As reported in the Austin Business Journal, the suit claims BoA “did not properly record many of its mortgages when originated or acquired, which severely complicated the foreclosure process when it became necessary.” The real problem for BoA, which, based on my personal experience, always seemed to cross its t’s and dot its i’s, isn’t that it was funding terrible loans (while I’m sure there were some, the vast majority of BoA originated paper seems to be clean), but that it acquired a steaming pile of crap known as Countrywide Financial.
There is a reason BoA was able to purchase Countrywide Financial in the middle of 2008 for $4.1 Billion in stock when only 6 months prior, Countrywide reported over $250 Billion in assets in filings with the SEC.
It was a risky move at the time, and several financial commentators weren’t sure it was the best move for the banking behemoth.
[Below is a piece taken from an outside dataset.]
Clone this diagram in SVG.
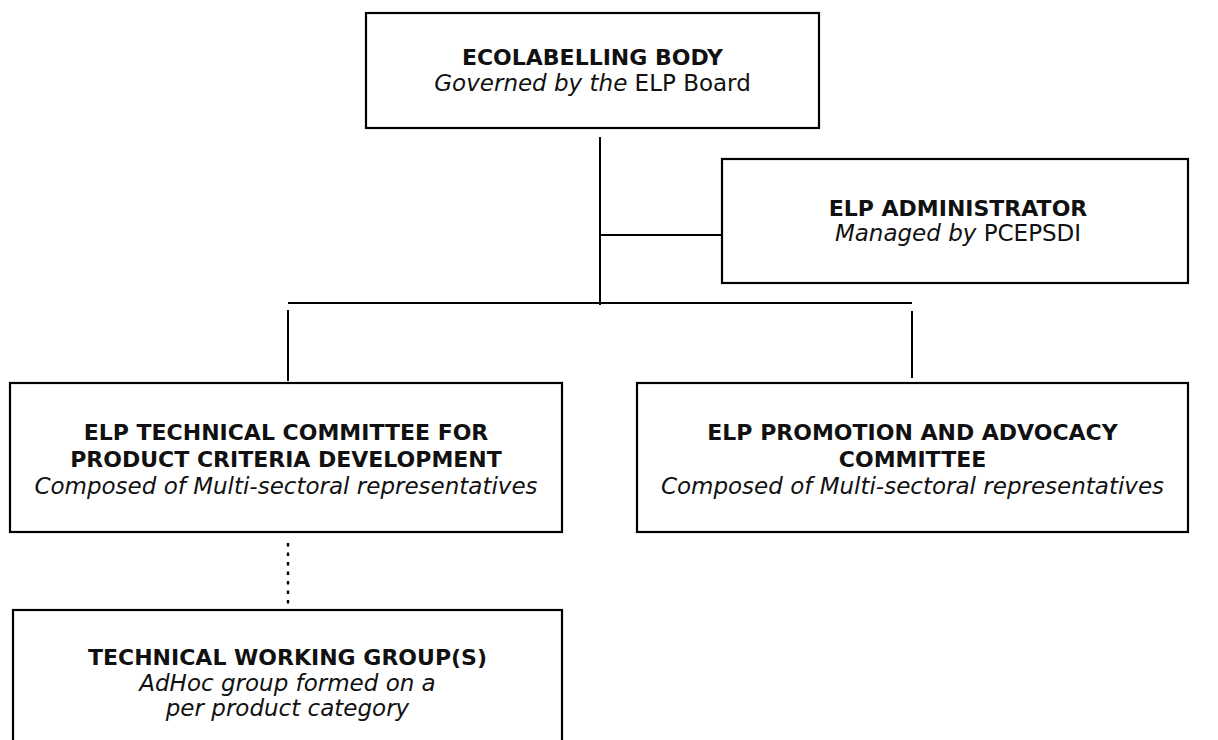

Charles Duhigg of the New York Times scratched the surface in this article right after the acquisition was announced, and several of his concerns have manifested themselves in the nearly 3 years since. Namely, BoA had no idea what they were getting into. At the time, BoA certainly didn’t realize Countrywide’s CEO, Angelo Mozilo was about to be indicted by the feds, and while those charges were recently dropped, don’t look for civil complaints against the man known as Agent Orange to stop anytime soon.
BoA also clearly did not realize just how bad was the paper Countrywide held, nor the breakneck pace they funded sub-prime loans through the early aughts. However, you would think when the CEO of countrywide dumped over $130 million worth of his stock in 2007, constituting over 1/3rd of his entire sales over the previous 25 years, red flags would go off. Apparently not.
Nevertheless, whether BoA failed to perform adequate due diligence, or simply determined the cost was cheap enough to outweigh the risk, it soon became apparent that in the short term, the acquisition was much more costly than $4 billion.
So…what does this all mean to you, the good readers of this blog? In a nut shell, it means we get giddy when any foreclosure dealing with Bank of America, Countrywide or Recontrust (Bank of America’s foreclosing unit) comes across our desk. Countrywide was so sloppy in its packaging and selling of loans, and Recontrust so disconnected from Bank of America in their foreclosure proceedings, its like a they are setting up our case for us.